US prosecutors Sunday claim two Somali-born women in Minnesota were involved in a “deadly pipeline” to wire money to Islamist fighters in Somalia.
The details hint at evidence the government claims it has against Amina Farah Ali, who is scheduled to stand trial Monday on multiple terror charges. Prosecutors said Ali, 35, and her co-defendant, 64-year-old Hawo Mohamed Hassan, were part of a “deadly pipeline” that routed money and fighters from the US to Somalia.
The women, both US citizens of Somali descent, were among 20 people charged in Minnesota’s long-running federal investigations into recruiting and financing for Al-Shabab, which the US considers a terror group with ties to Al-Qaeda. Investigators believe at least 21 men left Minnesota-home to the country’s largest Somali community-to join Al-Shabab.
Though others have pleaded guilty to related charges, the women are the first to go on trial.
Ali and Hassan maintain their innocence and claim they were collecting money and clothing for refugees. But prosecutors allege the women went door-to-door and held teleconferences to solicit donations for the fighters. In one of those recorded calls, investigators allege, Ali said to “forget about the other charities” and focus on “the jihad.” In others, both women speak with the leader of a militia allied with Al-Shabab, and Ali gets updates on the fighting.

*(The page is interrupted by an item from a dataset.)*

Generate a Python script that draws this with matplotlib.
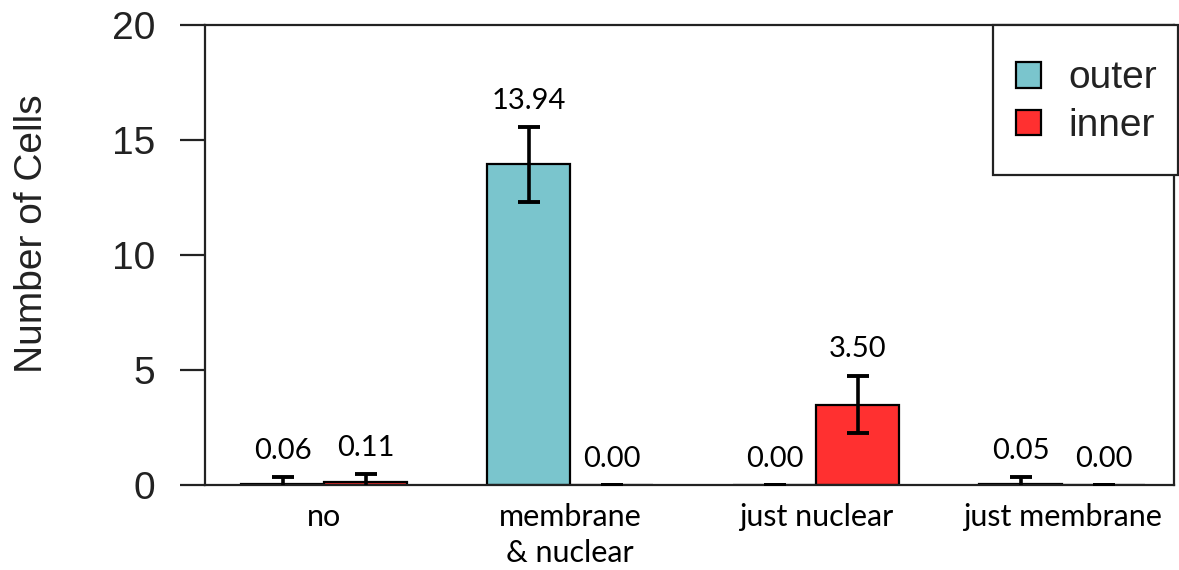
"""Bar chart of cell counts by staining pattern, outer vs inner"""
import numpy as np
import matplotlib
matplotlib.use("Agg")
from matplotlib import pyplot as plt
from matplotlib.patches import Rectangle

categories = ["no", "membrane\n& nuclear", "just nuclear", "just membrane"]
outer = [0.06, 13.94, 0.00, 0.05]
inner = [0.11, 0.00, 3.50, 0.00]
outer_err = [0.27, 1.63, 0.00, 0.30]
inner_err = [0.35, 0.00, 1.26, 0.00]
series_names = ["outer", "inner"]
colors = ["#7AC5CD", "#FF3030"]

label_font = "Lato"
axis_font = "Liberation Sans"
ink = "#222222"

fig = plt.figure(figsize=(11.79, 5.70), dpi=100)
ax = fig.add_axes([0.1739, 0.1491, 0.8219, 0.807])

x = np.arange(len(categories))
width = 0.337
for offset, values, errs, color, name in zip(
    [-width / 2, width / 2], [outer, inner], [outer_err, inner_err], colors, series_names
):
    pos = x + offset
    ax.bar(pos, values, width, color=color, edgecolor="black",
           linewidth=1.6, label=name, zorder=2)
    ax.errorbar(pos, values, yerr=errs, fmt="none", ecolor="black",
                elinewidth=2.6, capsize=8, capthick=2.8, zorder=3)
    for p, v, e in zip(pos, values, errs):
        ax.annotate("{:.2f}".format(v), (p, v + e), xytext=(0, 19),
                    textcoords="offset points", ha="center", va="center",
                    fontsize=21, family=label_font)

ax.set_xlim(-0.484, 3.455)
ax.set_ylim(0, 20)
ax.set_yticks([0, 5, 10, 15, 20])
ax.set_xticks(x)
ax.set_xticklabels(categories, fontsize=22, family=label_font, linespacing=1.35)
ax.tick_params(axis="x", length=0, pad=13)
ax.tick_params(axis="y", length=18, width=1.6, pad=18, labelsize=28, colors=ink)
for lab in ax.get_yticklabels():
    lab.set_family(axis_font)
ax.set_ylabel("Number of Cells", fontsize=28, family=axis_font, color=ink)
ax.yaxis.set_label_coords(-0.16, 0.546)
for spine in ax.spines.values():
    spine.set_linewidth(1.6)
    spine.set_color(ink)

# legend box drawn separately so the inner padding can be taller than wide
box = Rectangle((0.813, 0.674), 0.191, 0.326, transform=ax.transAxes,
                facecolor="white", edgecolor=ink, linewidth=1.6,
                clip_on=False, zorder=4)
ax.add_patch(box)
leg = ax.legend(loc="center", bbox_to_anchor=(0.91, 0.832), borderaxespad=0,
                frameon=False, handlelength=0.64, handleheight=0.64,
                handletextpad=0.7, labelspacing=0.3, borderpad=0,
                prop={"family": axis_font, "size": 28})
leg.set_zorder(5)
for txt in leg.get_texts():
    txt.set_color(ink)

fig.savefig("out.png", dpi=100)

Both women, of Rochester, are charged with conspiracy to provide material support to a foreign terrorist organization. Ali also faces 12 counts of providing such support for allegedly sending more than USD 8,600 to the group from September 2008 through July 2009. Hassan faces three counts of lying to the FBI.
Each terrorism count carries a 15-year maximum prison sentence. The trial is expected to last about two weeks.
Investigators said they ran a wiretap on Ali’s home and cellular phones for 10 months, intercepting roughly 30,000 calls, some of which were between the two women and others, and searched the trash outside Ali’s apartment about 90 times, according to court documents and hearings in recent months.
Defense attorneys have tried to keep some of that evidence out of trial. Dan Scott, Ali’s lawyer, argued that some evidence would simply confuse the jury and pointed to prosecutors’ allegations that Ali communicated with terrorists who weren’t members of Al-Shabab.
“In essence, the government wants to offer evidence that the defendants legally had contact with bad men to show that the defendants had illegal contact with other bad men,” he wrote in a recent court filing.
Scott also sought to limit evidence alleging Ali gave money and clothes to Al-Shabab before it was designated a foreign terrorist organization in early 2008, saying such activity wouldn’t have been illegal at the time under the charges his client faces.
Hassan’s attorney, Tom Kelly, has repeatedly asked that his client be tried separately, saying most of the government’s evidence is against Ali and would affect how jurors view Hassan. That request was denied Friday.
During a hearing a day earlier, Assistant US Attorney Jeffrey Paulsen said prosecutors would show that Ali raised USD 11,000 for Al-Shabab in 2007 and initially intended to send it to the group through clerics in Minneapolis. But she didn’t like how they were handling the money, so she “took the bull by the horns” and set up her own contacts in Somalia, Paulsen said.
Prosecutors also allege that Ali’s computer contained images of prominent Al-Shabab members, the beheading of a Christian Somali and of Jamal Bana-a young Somali who left Minnesota in 2008 and later died in Somalia. Investigators also said they have evidence that Ali sent money to a man in Kenya for the medical treatment of wounded Al-Shabab fighters.
“Her intent, her goal, is to further the cause, the fighting,” Paulsen said of Ali.